Back in 2008, I was watching the Vice-Presidential debate between Joe Biden and Sarah Palin when then-Governor Palin made an obviously scripted comment about her "world view."
That world view that says that America is a nation of exceptionalism. And we are to be that shining city on a hill, as President Reagan so beautifully said, that we are a beacon of hope and that we are unapologetic here. We are not perfect as a nation. But together, we represent a perfect ideal. And that is democracy and tolerance and freedom and equal rights. Those things that we stand for that can be put to good use as a force for good in this world.
By now I was jumping out of my chair. CITY ON A HILL?? REAGAN!?!? THAT WAS JOHN WINTHROP IN 1630!!
Seriously, Winthrop was the original Governor of the Massachusetts Bay Colony, one of its most important leaders, and a dedicated Puritan. He was, to put it mildly, a figure of some historical consequence.
But here I found, along with the rest of the country, his most famous utterance emerging from the mouth of the 40th President.
This mangling of history in public debate has only gotten worse in the years since then. Political pundits, talking heads, and media-seeking politicians all attempt to harness the authority and legitimacy of the past. Most don't succeed, and some really screw things up. The worst offenders, though, threaten to reshape our collective memory through clumsy or cynical revisionism.

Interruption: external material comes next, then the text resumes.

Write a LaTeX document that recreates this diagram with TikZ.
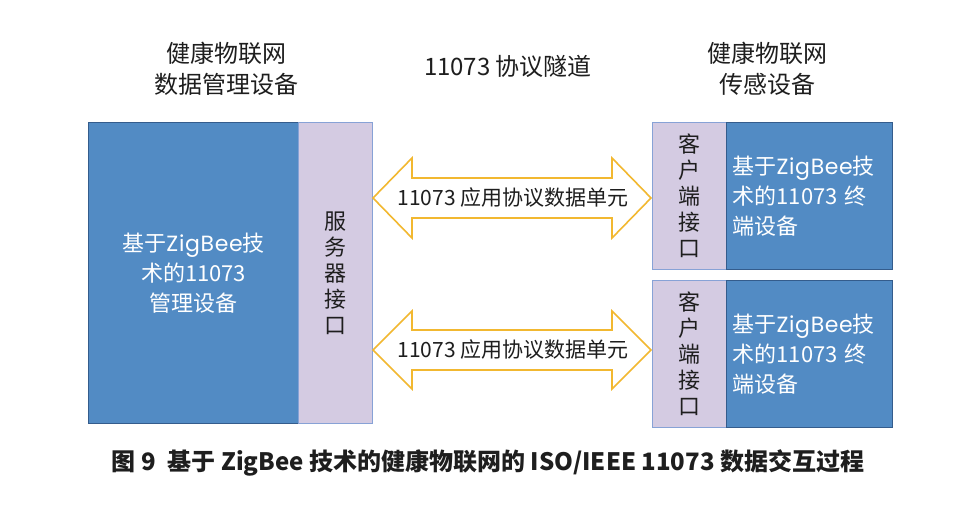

This blog is an attempt to set things right, or at least, to question historical claims in the public sphere and put the past in its proper context. Along the way, there will be room for reflection on the meaning and practice of History itself.

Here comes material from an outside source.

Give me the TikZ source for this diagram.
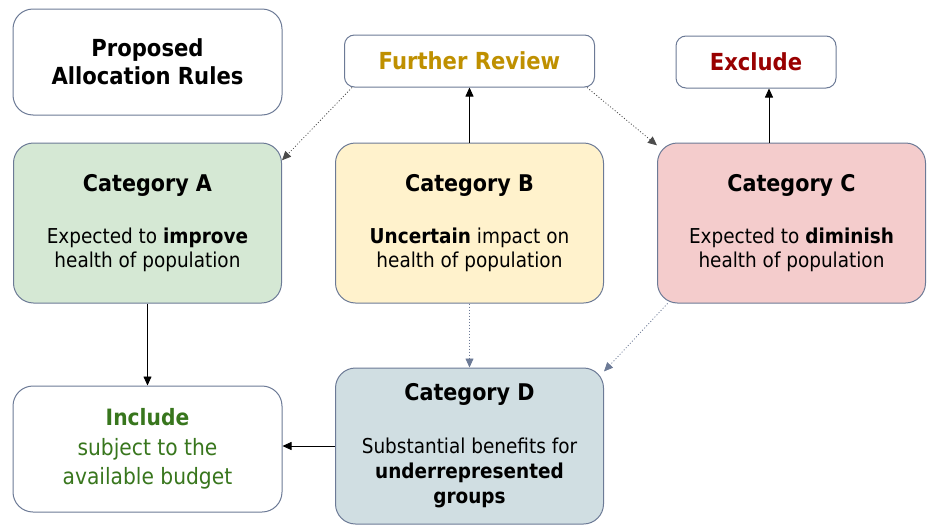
\documentclass[tikz,border=0pt]{standalone}
\usepackage{fontspec}
\setmainfont{DejaVu Sans Condensed}
\usetikzlibrary{arrows.meta,positioning}
\definecolor{slate}{RGB}{108,122,150}
\definecolor{greenbox}{RGB}{213,232,212}
\definecolor{yellowbox}{RGB}{255,242,204}
\definecolor{pinkbox}{RGB}{244,204,204}
\definecolor{bluebox}{RGB}{208,222,226}
\definecolor{gold}{RGB}{191,144,0}
\definecolor{darkred}{RGB}{153,0,0}
\definecolor{leaf}{RGB}{56,118,29}
\newcommand\cathead[1]{{\fontsize{23}{24}\selectfont\bfseries #1}\\[28pt]}

\begin{document}
\begin{tikzpicture}[
  x=1pt, y=1pt,
  node distance=53pt,
  box/.style={draw=slate, line width=1pt, rounded corners=20pt, align=center, fill=white, font=\fontsize{20.5}{24}\selectfont},
  cat/.style={box, minimum width=268pt, minimum height=160pt},
  tag/.style={box, rounded corners=10pt, minimum height=52pt, font=\fontsize{23.5}{24}\selectfont\bfseries},
  arr/.style={-{Triangle[length=9pt,width=8pt]}, line width=0.8pt},
  dots/.style={arr, dash pattern=on 1pt off 2pt}
]
\useasboundingbox (0,0) rectangle (932,-525);
\node[cat, fill=greenbox] (catA) at (147.5,-223) {\cathead{Category A}Expected to \textbf{improve}\\health of population};
\node[cat, fill=yellowbox, right=of catA] (catB) {\cathead{Category B}\textbf{Uncertain} impact on\\health of population};
\node[cat, fill=pinkbox, right=of catB] (catC) {\cathead{Category C}Expected to \textbf{diminish}\\health of population};
\node[box, minimum width=269pt, minimum height=106pt, above=27pt of catA, font=\fontsize{23.5}{28}\selectfont\bfseries] (rules) {Proposed\\Allocation Rules};
\node[tag, minimum width=250pt, above=55pt of catB, text=gold] (review) {Further Review};
\node[tag, minimum width=160pt, text=darkred] (excl) at (756,-62) {Exclude};
\node[cat, fill=bluebox, minimum height=156pt, below=64pt of catB, font=\fontsize{20.5}{25}\selectfont] (catD) {\cathead{Category D}Substantial benefits for\\\textbf{underrepresented}\\\textbf{groups}};
\node[box, minimum width=269pt, minimum height=126pt, below=82pt of catA, text=leaf, font=\fontsize{22.5}{29.5}\selectfont] (incl) {\textbf{Include}\\subject to the\\available budget};
% solid moves
\draw[arr] (catA.south) -- (incl.north);
\draw[arr] (catB.north) -- (review.south);
\draw[arr] ([xshift=13pt]excl.south |- catC.north) -- ([xshift=13pt]excl.south);
\draw[arr] (catD.west) -- (catD.west -| incl.east);
% dotted moves
\draw[dots, black!70] ([xshift=8pt]review.south west) -- (catA.25);
\draw[dots, black!70] ([xshift=-8pt]review.south east) -- (catC.150);
\draw[dots, slate] (catB.south) -- (catD.north);
\draw[dots, slate] (catC.213) -- (catD.29);
\end{tikzpicture}
\end{document}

Please feel free to send me examples of mangled history, even if you're not quite sure what's wrong. And also send questions about the historical claims of public figures.
Oh, and as a historian, I'm really into footnotes. So, for a transcript of the 2008 VP debate, check out this transcript. Or, if you really have time on your hands, watch it here.
In Winthrop's original text, prepared as a kind of sermon aboard the Arrabella en route across the Atlantic, Winthrop offered a hopeful vision of the new colony:
for wee must Consider that wee shall be as a Citty vpon a Hill, the eies of all people are vppon us; soe that if wee shall deale falsely with our god in this worke wee haue vndertaken and soe cause him to withdrawe his present help from vs, wee shall be made a story and a by-word through the world, wee shall open the mouthes of enemies to speake euill of the wayes of god and all professours for Gods sake; wee shall shame the faces of many of gods worthy seruants, and cause theire prayers to be turned into Cursses vpon vs till wee be consumed out of the good land whether wee are goeing
For Winthrop's "A Modell of Christian Charity," find a copy, with minor orthographic modernizations, here.
Reagan did, in fact, speak of America as a "city on a hill," and he did so in my own home of Cleveland in 1988 (but he at least put the phrase in quotation marks):
The changing economic realities—in which products are increasingly information and can be transmitted around the world at the speed of light—these new economic realities dictate a world economy. Because of our experience with a continental economy, we are uniquely situated to lead the world into a new era of economic cooperation, to make this "city on a hill" that is America, a global city. The watchword of this new era will be freedom—free enterprise, free trade, freedom to travel, freedom of emigration. Freedom—the emancipation of peoples' creative energies around the world. That's the challenge that has opened up to us in the 1980's. All we need is the courage to meet it.